+++ Supplied information +++

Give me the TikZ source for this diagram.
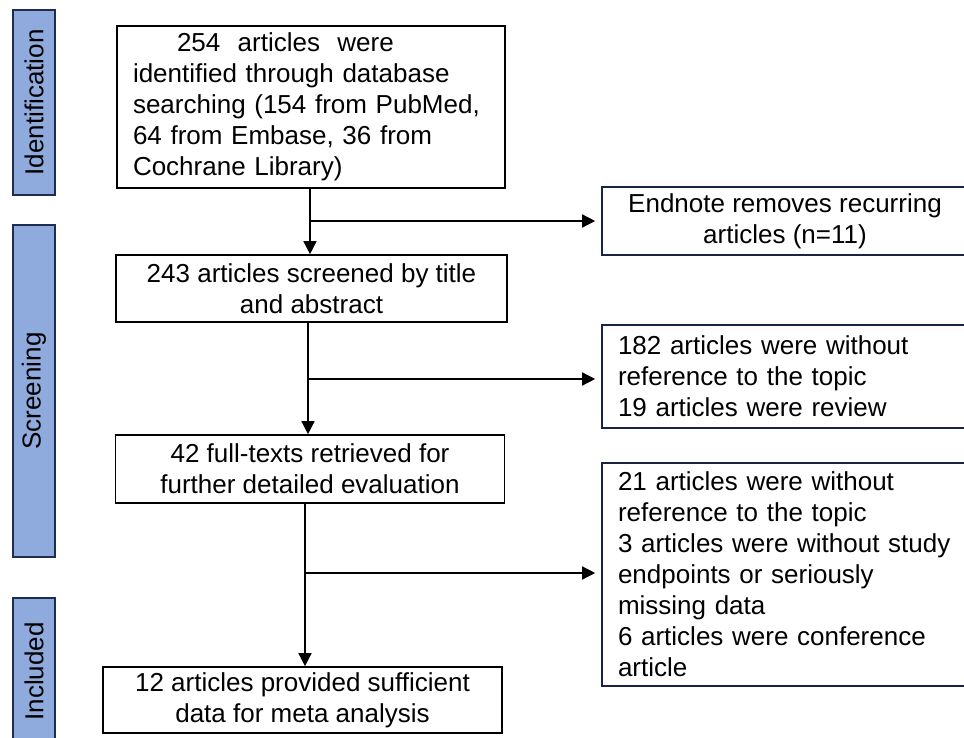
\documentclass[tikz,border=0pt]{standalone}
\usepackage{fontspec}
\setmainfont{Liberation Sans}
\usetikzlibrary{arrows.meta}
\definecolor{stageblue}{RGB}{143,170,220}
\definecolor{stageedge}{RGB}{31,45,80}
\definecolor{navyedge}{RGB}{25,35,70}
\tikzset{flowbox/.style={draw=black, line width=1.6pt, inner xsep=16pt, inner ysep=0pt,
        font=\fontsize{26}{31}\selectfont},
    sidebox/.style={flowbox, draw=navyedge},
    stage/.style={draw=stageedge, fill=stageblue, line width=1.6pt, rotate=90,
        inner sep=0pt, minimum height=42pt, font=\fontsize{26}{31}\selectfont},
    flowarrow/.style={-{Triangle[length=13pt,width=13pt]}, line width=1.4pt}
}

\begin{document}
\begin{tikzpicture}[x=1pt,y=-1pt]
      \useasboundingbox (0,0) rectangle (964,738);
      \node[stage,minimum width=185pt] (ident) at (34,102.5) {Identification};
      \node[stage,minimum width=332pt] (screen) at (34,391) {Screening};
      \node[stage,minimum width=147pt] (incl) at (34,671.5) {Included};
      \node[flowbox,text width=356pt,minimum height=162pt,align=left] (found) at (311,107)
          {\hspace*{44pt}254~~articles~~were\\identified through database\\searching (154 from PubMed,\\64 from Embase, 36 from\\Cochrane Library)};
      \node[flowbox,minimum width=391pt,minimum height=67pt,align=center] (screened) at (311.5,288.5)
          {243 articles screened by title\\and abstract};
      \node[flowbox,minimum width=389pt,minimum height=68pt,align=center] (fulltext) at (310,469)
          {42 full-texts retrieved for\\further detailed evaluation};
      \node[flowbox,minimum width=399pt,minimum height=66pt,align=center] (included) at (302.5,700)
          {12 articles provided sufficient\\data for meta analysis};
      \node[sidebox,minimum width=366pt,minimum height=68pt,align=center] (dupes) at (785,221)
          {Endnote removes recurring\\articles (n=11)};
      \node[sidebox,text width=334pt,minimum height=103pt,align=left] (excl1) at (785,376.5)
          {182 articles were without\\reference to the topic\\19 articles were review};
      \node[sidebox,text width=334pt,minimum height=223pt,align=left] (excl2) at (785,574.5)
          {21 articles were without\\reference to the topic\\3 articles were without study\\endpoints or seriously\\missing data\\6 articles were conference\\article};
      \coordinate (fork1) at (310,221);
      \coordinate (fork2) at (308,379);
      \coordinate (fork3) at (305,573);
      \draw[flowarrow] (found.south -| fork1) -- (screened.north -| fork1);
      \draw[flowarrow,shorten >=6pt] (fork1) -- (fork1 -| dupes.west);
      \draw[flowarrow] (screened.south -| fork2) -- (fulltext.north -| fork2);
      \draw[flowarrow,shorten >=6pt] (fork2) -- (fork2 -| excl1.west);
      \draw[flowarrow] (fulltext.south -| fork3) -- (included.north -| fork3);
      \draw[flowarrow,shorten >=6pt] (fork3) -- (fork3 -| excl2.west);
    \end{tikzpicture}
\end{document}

+++

▶ _What is expected_: Reproduce all of the material above word for word. Omit the pictures.

▶ _Output for this task_:
Give me the TikZ source for this diagram.
\documentclass[tikz,border=0pt]{standalone}
\usepackage{fontspec}
\setmainfont{Liberation Sans}
\usetikzlibrary{arrows.meta}
\definecolor{stageblue}{RGB}{143,170,220}
\definecolor{stageedge}{RGB}{31,45,80}
\definecolor{navyedge}{RGB}{25,35,70}
\tikzset{flowbox/.style={draw=black, line width=1.6pt, inner xsep=16pt, inner ysep=0pt,
        font=\fontsize{26}{31}\selectfont},
    sidebox/.style={flowbox, draw=navyedge},
    stage/.style={draw=stageedge, fill=stageblue, line width=1.6pt, rotate=90,
        inner sep=0pt, minimum height=42pt, font=\fontsize{26}{31}\selectfont},
    flowarrow/.style={-{Triangle[length=13pt,width=13pt]}, line width=1.4pt}
}

\begin{document}
\begin{tikzpicture}[x=1pt,y=-1pt]
      \useasboundingbox (0,0) rectangle (964,738);
      \node[stage,minimum width=185pt] (ident) at (34,102.5) {Identification};
      \node[stage,minimum width=332pt] (screen) at (34,391) {Screening};
      \node[stage,minimum width=147pt] (incl) at (34,671.5) {Included};
      \node[flowbox,text width=356pt,minimum height=162pt,align=left] (found) at (311,107)
          {\hspace*{44pt}254~~articles~~were\\identified through database\\searching (154 from PubMed,\\64 from Embase, 36 from\\Cochrane Library)};
      \node[flowbox,minimum width=391pt,minimum height=67pt,align=center] (screened) at (311.5,288.5)
          {243 articles screened by title\\and abstract};
      \node[flowbox,minimum width=389pt,minimum height=68pt,align=center] (fulltext) at (310,469)
          {42 full-texts retrieved for\\further detailed evaluation};
      \node[flowbox,minimum width=399pt,minimum height=66pt,align=center] (included) at (302.5,700)
          {12 articles provided sufficient\\data for meta analysis};
      \node[sidebox,minimum width=366pt,minimum height=68pt,align=center] (dupes) at (785,221)
          {Endnote removes recurring\\articles (n=11)};
      \node[sidebox,text width=334pt,minimum height=103pt,align=left] (excl1) at (785,376.5)
          {182 articles were without\\reference to the topic\\19 articles were review};
      \node[sidebox,text width=334pt,minimum height=223pt,align=left] (excl2) at (785,574.5)
          {21 articles were without\\reference to the topic\\3 articles were without study\\endpoints or seriously\\missing data\\6 articles were conference\\article};
      \coordinate (fork1) at (310,221);
      \coordinate (fork2) at (308,379);
      \coordinate (fork3) at (305,573);
      \draw[flowarrow] (found.south -| fork1) -- (screened.north -| fork1);
      \draw[flowarrow,shorten >=6pt] (fork1) -- (fork1 -| dupes.west);
      \draw[flowarrow] (screened.south -| fork2) -- (fulltext.north -| fork2);
      \draw[flowarrow,shorten >=6pt] (fork2) -- (fork2 -| excl1.west);
      \draw[flowarrow] (fulltext.south -| fork3) -- (included.north -| fork3);
      \draw[flowarrow,shorten >=6pt] (fork3) -- (fork3 -| excl2.west);
    \end{tikzpicture}
\end{document}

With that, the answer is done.